— WHAT YOU ARE ASKED TO DO —
Please copy all the lines that follow, word for word.

— INFORMATION SUPPLIED —

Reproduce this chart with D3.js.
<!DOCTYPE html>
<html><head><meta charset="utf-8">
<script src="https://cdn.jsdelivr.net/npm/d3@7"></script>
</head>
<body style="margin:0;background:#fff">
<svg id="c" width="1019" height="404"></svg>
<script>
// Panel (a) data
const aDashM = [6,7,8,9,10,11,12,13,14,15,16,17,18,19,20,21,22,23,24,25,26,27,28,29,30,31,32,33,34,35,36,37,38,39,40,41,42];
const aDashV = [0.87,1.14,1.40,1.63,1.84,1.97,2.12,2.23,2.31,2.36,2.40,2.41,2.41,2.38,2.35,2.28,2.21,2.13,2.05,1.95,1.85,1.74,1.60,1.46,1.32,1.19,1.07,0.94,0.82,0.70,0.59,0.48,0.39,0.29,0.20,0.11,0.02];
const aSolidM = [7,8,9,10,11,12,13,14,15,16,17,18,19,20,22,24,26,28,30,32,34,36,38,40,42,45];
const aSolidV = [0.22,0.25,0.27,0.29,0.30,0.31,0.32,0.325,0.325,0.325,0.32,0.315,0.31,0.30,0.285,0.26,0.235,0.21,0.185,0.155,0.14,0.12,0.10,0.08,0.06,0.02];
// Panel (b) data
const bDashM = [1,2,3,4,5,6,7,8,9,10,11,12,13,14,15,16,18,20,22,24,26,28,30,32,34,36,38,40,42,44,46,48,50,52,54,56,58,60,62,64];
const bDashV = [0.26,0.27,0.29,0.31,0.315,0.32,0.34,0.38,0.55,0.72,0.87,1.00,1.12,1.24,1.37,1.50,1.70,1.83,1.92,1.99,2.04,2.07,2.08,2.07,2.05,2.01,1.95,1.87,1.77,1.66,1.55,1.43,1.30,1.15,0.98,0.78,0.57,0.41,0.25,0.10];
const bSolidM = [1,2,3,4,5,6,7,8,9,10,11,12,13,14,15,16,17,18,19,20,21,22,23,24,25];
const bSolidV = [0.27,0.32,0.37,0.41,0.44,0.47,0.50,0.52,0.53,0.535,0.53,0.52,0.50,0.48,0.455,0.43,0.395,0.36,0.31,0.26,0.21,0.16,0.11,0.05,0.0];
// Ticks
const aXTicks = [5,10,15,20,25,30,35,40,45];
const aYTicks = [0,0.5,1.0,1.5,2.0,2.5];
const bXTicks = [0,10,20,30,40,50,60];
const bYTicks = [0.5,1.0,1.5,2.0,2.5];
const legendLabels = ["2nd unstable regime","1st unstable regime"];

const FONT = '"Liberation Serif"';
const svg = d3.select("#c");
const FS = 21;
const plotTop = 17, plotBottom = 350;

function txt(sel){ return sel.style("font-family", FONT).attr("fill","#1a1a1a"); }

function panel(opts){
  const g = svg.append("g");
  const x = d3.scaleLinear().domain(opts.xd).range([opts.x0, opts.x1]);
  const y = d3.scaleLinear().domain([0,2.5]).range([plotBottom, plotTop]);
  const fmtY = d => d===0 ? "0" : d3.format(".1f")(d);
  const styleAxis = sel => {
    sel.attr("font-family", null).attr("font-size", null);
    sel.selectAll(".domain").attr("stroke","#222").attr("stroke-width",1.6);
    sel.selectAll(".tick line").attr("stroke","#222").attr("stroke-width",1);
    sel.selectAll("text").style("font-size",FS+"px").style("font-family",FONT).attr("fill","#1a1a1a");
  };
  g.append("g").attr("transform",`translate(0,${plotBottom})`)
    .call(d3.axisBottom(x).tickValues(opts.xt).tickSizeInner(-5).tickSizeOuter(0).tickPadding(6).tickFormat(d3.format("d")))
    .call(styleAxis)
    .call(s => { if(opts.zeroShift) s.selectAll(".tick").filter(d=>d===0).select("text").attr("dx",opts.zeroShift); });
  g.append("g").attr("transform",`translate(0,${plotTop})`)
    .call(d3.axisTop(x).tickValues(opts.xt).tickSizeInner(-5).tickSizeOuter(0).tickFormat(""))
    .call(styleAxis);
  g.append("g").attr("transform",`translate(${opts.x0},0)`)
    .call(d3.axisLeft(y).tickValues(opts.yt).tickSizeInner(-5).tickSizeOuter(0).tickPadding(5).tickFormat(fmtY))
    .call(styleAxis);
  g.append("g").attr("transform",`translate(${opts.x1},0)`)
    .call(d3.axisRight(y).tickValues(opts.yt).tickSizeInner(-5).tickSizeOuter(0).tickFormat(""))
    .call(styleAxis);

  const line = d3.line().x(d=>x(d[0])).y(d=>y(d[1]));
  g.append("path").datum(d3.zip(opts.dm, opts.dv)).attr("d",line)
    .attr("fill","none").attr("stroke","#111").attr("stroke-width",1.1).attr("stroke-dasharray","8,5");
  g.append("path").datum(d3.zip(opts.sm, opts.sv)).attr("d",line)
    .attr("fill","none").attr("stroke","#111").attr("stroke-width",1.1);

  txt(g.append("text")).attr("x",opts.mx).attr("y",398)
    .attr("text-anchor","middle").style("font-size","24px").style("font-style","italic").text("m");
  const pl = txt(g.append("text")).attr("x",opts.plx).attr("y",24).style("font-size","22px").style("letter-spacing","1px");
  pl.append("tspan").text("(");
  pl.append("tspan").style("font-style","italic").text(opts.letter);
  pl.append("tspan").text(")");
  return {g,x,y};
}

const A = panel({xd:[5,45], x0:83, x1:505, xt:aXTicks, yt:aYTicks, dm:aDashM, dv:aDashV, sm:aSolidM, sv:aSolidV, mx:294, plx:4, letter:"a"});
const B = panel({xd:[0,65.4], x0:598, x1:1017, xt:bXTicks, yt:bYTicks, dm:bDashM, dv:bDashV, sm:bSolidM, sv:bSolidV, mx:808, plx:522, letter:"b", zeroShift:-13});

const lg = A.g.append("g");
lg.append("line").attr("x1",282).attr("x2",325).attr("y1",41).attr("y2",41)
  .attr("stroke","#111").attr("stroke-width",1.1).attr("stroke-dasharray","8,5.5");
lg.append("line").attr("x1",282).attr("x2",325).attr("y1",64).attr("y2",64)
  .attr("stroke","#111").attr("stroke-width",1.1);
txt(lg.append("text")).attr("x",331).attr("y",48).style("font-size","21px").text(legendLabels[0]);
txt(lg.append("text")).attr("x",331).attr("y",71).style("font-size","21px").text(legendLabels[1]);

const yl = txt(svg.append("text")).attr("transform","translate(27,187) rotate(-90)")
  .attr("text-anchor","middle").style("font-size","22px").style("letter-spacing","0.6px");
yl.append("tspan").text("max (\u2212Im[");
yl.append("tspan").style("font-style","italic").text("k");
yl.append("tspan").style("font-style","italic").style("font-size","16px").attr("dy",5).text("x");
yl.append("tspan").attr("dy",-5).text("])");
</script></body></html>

— ANSWER —
Reproduce this chart with D3.js.
<!DOCTYPE html>
<html><head><meta charset="utf-8">
<script src="https://cdn.jsdelivr.net/npm/d3@7"></script>
</head>
<body style="margin:0;background:#fff">
<svg id="c" width="1019" height="404"></svg>
<script>
// Panel (a) data
const aDashM = [6,7,8,9,10,11,12,13,14,15,16,17,18,19,20,21,22,23,24,25,26,27,28,29,30,31,32,33,34,35,36,37,38,39,40,41,42];
const aDashV = [0.87,1.14,1.40,1.63,1.84,1.97,2.12,2.23,2.31,2.36,2.40,2.41,2.41,2.38,2.35,2.28,2.21,2.13,2.05,1.95,1.85,1.74,1.60,1.46,1.32,1.19,1.07,0.94,0.82,0.70,0.59,0.48,0.39,0.29,0.20,0.11,0.02];
const aSolidM = [7,8,9,10,11,12,13,14,15,16,17,18,19,20,22,24,26,28,30,32,34,36,38,40,42,45];
const aSolidV = [0.22,0.25,0.27,0.29,0.30,0.31,0.32,0.325,0.325,0.325,0.32,0.315,0.31,0.30,0.285,0.26,0.235,0.21,0.185,0.155,0.14,0.12,0.10,0.08,0.06,0.02];
// Panel (b) data
const bDashM = [1,2,3,4,5,6,7,8,9,10,11,12,13,14,15,16,18,20,22,24,26,28,30,32,34,36,38,40,42,44,46,48,50,52,54,56,58,60,62,64];
const bDashV = [0.26,0.27,0.29,0.31,0.315,0.32,0.34,0.38,0.55,0.72,0.87,1.00,1.12,1.24,1.37,1.50,1.70,1.83,1.92,1.99,2.04,2.07,2.08,2.07,2.05,2.01,1.95,1.87,1.77,1.66,1.55,1.43,1.30,1.15,0.98,0.78,0.57,0.41,0.25,0.10];
const bSolidM = [1,2,3,4,5,6,7,8,9,10,11,12,13,14,15,16,17,18,19,20,21,22,23,24,25];
const bSolidV = [0.27,0.32,0.37,0.41,0.44,0.47,0.50,0.52,0.53,0.535,0.53,0.52,0.50,0.48,0.455,0.43,0.395,0.36,0.31,0.26,0.21,0.16,0.11,0.05,0.0];
// Ticks
const aXTicks = [5,10,15,20,25,30,35,40,45];
const aYTicks = [0,0.5,1.0,1.5,2.0,2.5];
const bXTicks = [0,10,20,30,40,50,60];
const bYTicks = [0.5,1.0,1.5,2.0,2.5];
const legendLabels = ["2nd unstable regime","1st unstable regime"];

const FONT = '"Liberation Serif"';
const svg = d3.select("#c");
const FS = 21;
const plotTop = 17, plotBottom = 350;

function txt(sel){ return sel.style("font-family", FONT).attr("fill","#1a1a1a"); }

function panel(opts){
  const g = svg.append("g");
  const x = d3.scaleLinear().domain(opts.xd).range([opts.x0, opts.x1]);
  const y = d3.scaleLinear().domain([0,2.5]).range([plotBottom, plotTop]);
  const fmtY = d => d===0 ? "0" : d3.format(".1f")(d);
  const styleAxis = sel => {
    sel.attr("font-family", null).attr("font-size", null);
    sel.selectAll(".domain").attr("stroke","#222").attr("stroke-width",1.6);
    sel.selectAll(".tick line").attr("stroke","#222").attr("stroke-width",1);
    sel.selectAll("text").style("font-size",FS+"px").style("font-family",FONT).attr("fill","#1a1a1a");
  };
  g.append("g").attr("transform",`translate(0,${plotBottom})`)
    .call(d3.axisBottom(x).tickValues(opts.xt).tickSizeInner(-5).tickSizeOuter(0).tickPadding(6).tickFormat(d3.format("d")))
    .call(styleAxis)
    .call(s => { if(opts.zeroShift) s.selectAll(".tick").filter(d=>d===0).select("text").attr("dx",opts.zeroShift); });
  g.append("g").attr("transform",`translate(0,${plotTop})`)
    .call(d3.axisTop(x).tickValues(opts.xt).tickSizeInner(-5).tickSizeOuter(0).tickFormat(""))
    .call(styleAxis);
  g.append("g").attr("transform",`translate(${opts.x0},0)`)
    .call(d3.axisLeft(y).tickValues(opts.yt).tickSizeInner(-5).tickSizeOuter(0).tickPadding(5).tickFormat(fmtY))
    .call(styleAxis);
  g.append("g").attr("transform",`translate(${opts.x1},0)`)
    .call(d3.axisRight(y).tickValues(opts.yt).tickSizeInner(-5).tickSizeOuter(0).tickFormat(""))
    .call(styleAxis);

  const line = d3.line().x(d=>x(d[0])).y(d=>y(d[1]));
  g.append("path").datum(d3.zip(opts.dm, opts.dv)).attr("d",line)
    .attr("fill","none").attr("stroke","#111").attr("stroke-width",1.1).attr("stroke-dasharray","8,5");
  g.append("path").datum(d3.zip(opts.sm, opts.sv)).attr("d",line)
    .attr("fill","none").attr("stroke","#111").attr("stroke-width",1.1);

  txt(g.append("text")).attr("x",opts.mx).attr("y",398)
    .attr("text-anchor","middle").style("font-size","24px").style("font-style","italic").text("m");
  const pl = txt(g.append("text")).attr("x",opts.plx).attr("y",24).style("font-size","22px").style("letter-spacing","1px");
  pl.append("tspan").text("(");
  pl.append("tspan").style("font-style","italic").text(opts.letter);
  pl.append("tspan").text(")");
  return {g,x,y};
}

const A = panel({xd:[5,45], x0:83, x1:505, xt:aXTicks, yt:aYTicks, dm:aDashM, dv:aDashV, sm:aSolidM, sv:aSolidV, mx:294, plx:4, letter:"a"});
const B = panel({xd:[0,65.4], x0:598, x1:1017, xt:bXTicks, yt:bYTicks, dm:bDashM, dv:bDashV, sm:bSolidM, sv:bSolidV, mx:808, plx:522, letter:"b", zeroShift:-13});

const lg = A.g.append("g");
lg.append("line").attr("x1",282).attr("x2",325).attr("y1",41).attr("y2",41)
  .attr("stroke","#111").attr("stroke-width",1.1).attr("stroke-dasharray","8,5.5");
lg.append("line").attr("x1",282).attr("x2",325).attr("y1",64).attr("y2",64)
  .attr("stroke","#111").attr("stroke-width",1.1);
txt(lg.append("text")).attr("x",331).attr("y",48).style("font-size","21px").text(legendLabels[0]);
txt(lg.append("text")).attr("x",331).attr("y",71).style("font-size","21px").text(legendLabels[1]);

const yl = txt(svg.append("text")).attr("transform","translate(27,187) rotate(-90)")
  .attr("text-anchor","middle").style("font-size","22px").style("letter-spacing","0.6px");
yl.append("tspan").text("max (\u2212Im[");
yl.append("tspan").style("font-style","italic").text("k");
yl.append("tspan").style("font-style","italic").style("font-size","16px").attr("dy",5).text("x");
yl.append("tspan").attr("dy",-5).text("])");
</script></body></html>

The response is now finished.